Never assign raw data directly to an uninitialised pointer. If done so, where would the pointer point to? Where will the raw data be stored? Maybe it will compile, maybe it won't. Maybe it could lead to disastrous effects. You have to make sure a pointer points to something (safe) before using it. So: char *st="myname"is plain wrong.

Um...what? char *st="myname" is fine. The pointer is initialized and points to a string literal. The only disastrous thing involved is the read-only status of the string literal, and that's only a problem if subsequent code tries to modify it through the pointer.

Ya char *st="myname" is not a problem at all and as I pointed out earlier it is present in the data section.
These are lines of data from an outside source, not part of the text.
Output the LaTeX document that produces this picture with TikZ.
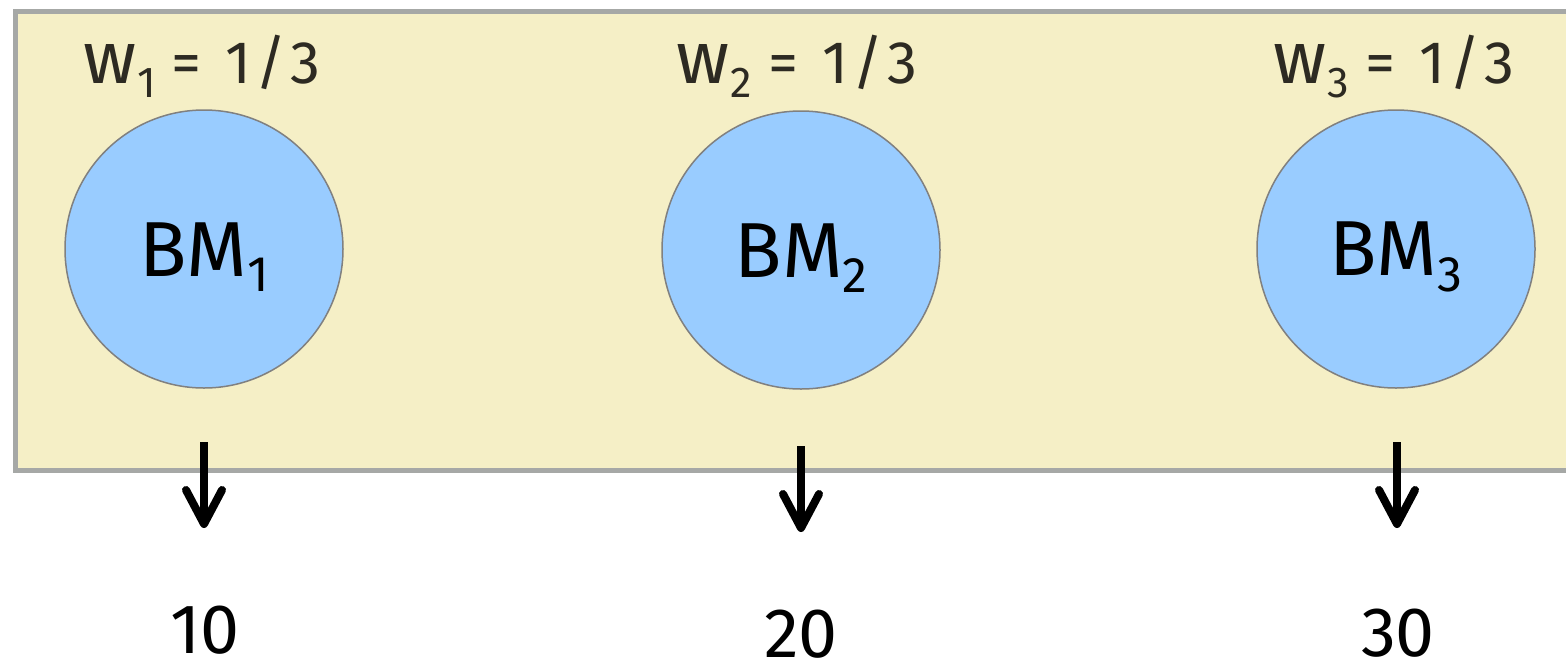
\documentclass[tikz,border=0pt]{standalone}
\usepackage{fontspec}
\setmainfont{Fira Sans}
\usetikzlibrary{arrows.meta}
\definecolor{boxfill}{HTML}{F5EFC6}
\definecolor{boxline}{HTML}{A6A8A6}
\definecolor{bmfill}{HTML}{99CCFF}
\definecolor{bmline}{HTML}{808080}
\definecolor{wtext}{HTML}{2D2A22}
\newcommand{\bmsub}[1]{\raisebox{-0.2em}{\scalebox{0.64}{#1}}}
\newcommand{\wsub}[1]{\raisebox{-0.24em}{\scalebox{0.72}{#1}}}
\newcommand{\wlabel}[1]{{\fontsize{74}{76}\selectfont w}\hspace{1pt}\wsub{#1}\hspace{16pt}=\hspace{24pt}1\hspace{4pt}/\hspace{4pt}3}
\newcommand{\bmlabel}[1]{\raisebox{-8pt}[\height][\depth]{BM\bmsub{#1}}}
\tikzset{
  bm/.style={circle, minimum size=278pt, inner sep=0pt, fill=bmfill, draw=bmline, line width=1.5pt, font=\fontsize{78}{80}\selectfont},
  wlab/.style={anchor=base, text=wtext, inner sep=0pt, font=\fontsize{60}{62}\selectfont},
  num/.style={anchor=base, text=black, inner sep=0pt, font=\fontsize{70}{72}\selectfont},
  arr/.style={line width=8pt, -{Straight Barb[length=34pt, width=36pt, line cap=round, line join=round]}},
}
\begin{document}
\begin{tikzpicture}[x=1pt,y=-1pt]
\useasboundingbox (0,0) rectangle (1566,662);
\fill[white] (0,0) rectangle (1566,662);
\draw[boxline, line width=5pt, fill=boxfill] (15.5,11.5) rectangle (1600,470.5);
\node[bm] (bm1) at (204,249) {\bmlabel{1}};
\node[bm] (bm2) at (801,250) {\bmlabel{2}};
\node[bm] (bm3) at (1396,249) {\bmlabel{3}};
\node[wlab] (w1) at (202,83) {\wlabel{1}};
\node[wlab] (w2) at (797,83) {\wlabel{2}};
\node[wlab] (w3) at (1394,83) {\wlabel{3}};
\node[num] (n1) at (205,653) {10};
\node[num] (n2) at (801,657) {20};
\node[num] (n3) at (1398,656) {30};
\coordinate (a1s) at (204,442); \coordinate (a1e) at (204,528);
\coordinate (a2s) at (801,446); \coordinate (a2e) at (801,532);
\coordinate (a3s) at (1397,442); \coordinate (a3e) at (1397,528);
\draw[arr] (a1s) -- (a1e);
\draw[arr] (a2s) -- (a2e);
\draw[arr] (a3s) -- (a3e);
\end{tikzpicture}
\end{document}
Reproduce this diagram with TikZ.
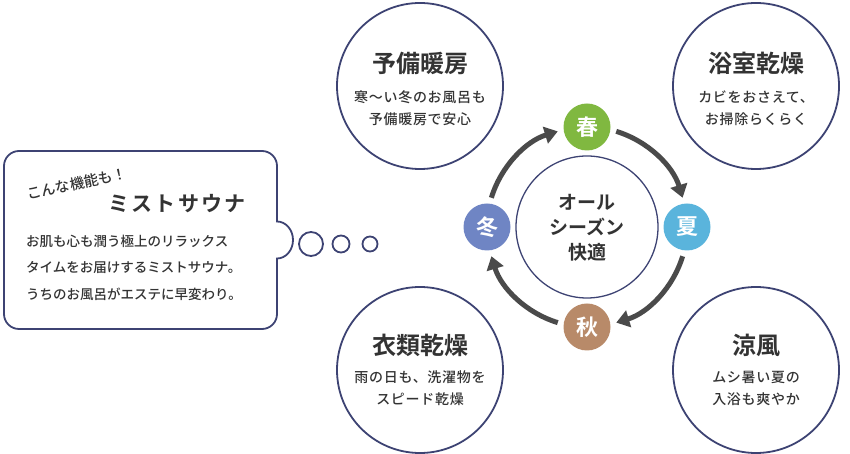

Some compilers will bitch at you if you try to assign a string literal to a char* (often depending upon how you set the strictness level of type-checking for the compiler). You SHOULD use a const char* instead in such cases. The first case is a clear violation of intentional programming - do what you intend. If you INTEND for the string to be mutable, then use the char var[] = "a string" construct. You can use var as a char or const char pointer as necessary without needing to any casting.

can someone help knowing the difference between

> char *st="myname"; 
> char st[]="myname";

"myname" is a narrow string literal; in C++, A narrow string literal has type “array of n const char”, where n is the size of the string as defined below, and has static storage duration. - IS

So, with "myname" we have an an lvalue of type array of 7 const char. The life-time of this array is the duration of the program.

This array can be implicitly converted to a prvalue of of type “pointer to const char”; the result of the conversion is a pointer to the first element of the array. For compatibility with C code, C++98 specified:

A string literal that is not a wide string literal can be converted to an rvalue of type “pointer to char” ... [Note: this conversion is deprecated.]

C++11 simply dropped the above clause from the IS, and has this in Annex C (Compatibility):

Change: String literals made const

The type of a string literal is changed from “array of char” to “array of const char.” The type of a char16_t string literal is changed from ...

Rationale: This avoids calling an inappropriate overloaded function, which might expect to be able to modify its argument.

Effect on original feature: Change to semantics of well-defined feature.

Difficulty of converting: Syntactic transformation. The fix is to add a cast:

> char* p = "abc"; // valid in C, invalid in C ++
>         
> void f(char*) {
>    char* p = (char*)"abc"; // OK: cast added
>    f(p);
>    f((char*)"def"); // OK: cast added
> }

So char *st="myname"; is an invalid construct in C++.

const char* st = "myname" ; is valid C++; the type of st is pointer to const char, and it is initialised with the address of the first character in the literal.

With char st[]="myname";, the type of st is array of 7 char and the array is intialised with a string literal.

Successive characters of the value of the string literal initialize the elements of the array.

The array st is initiaslised as if we had written:
char st[] = { 'm', 'y', 'n', 'a', 'm', 'e', 0 };

.
Note: mainstream compilers still pass char* st = "myname" ; with just a warning.
(eg. -Wc++11-compat-deprecated-writable-strings in clang++)
http://coliru.stacked-crooked.com/a/a2c5eacd3878e838

Edited 2 Years Ago by vijayan121

Comments
Very complete! And I didn't know C++11 deprecated this construct, cool!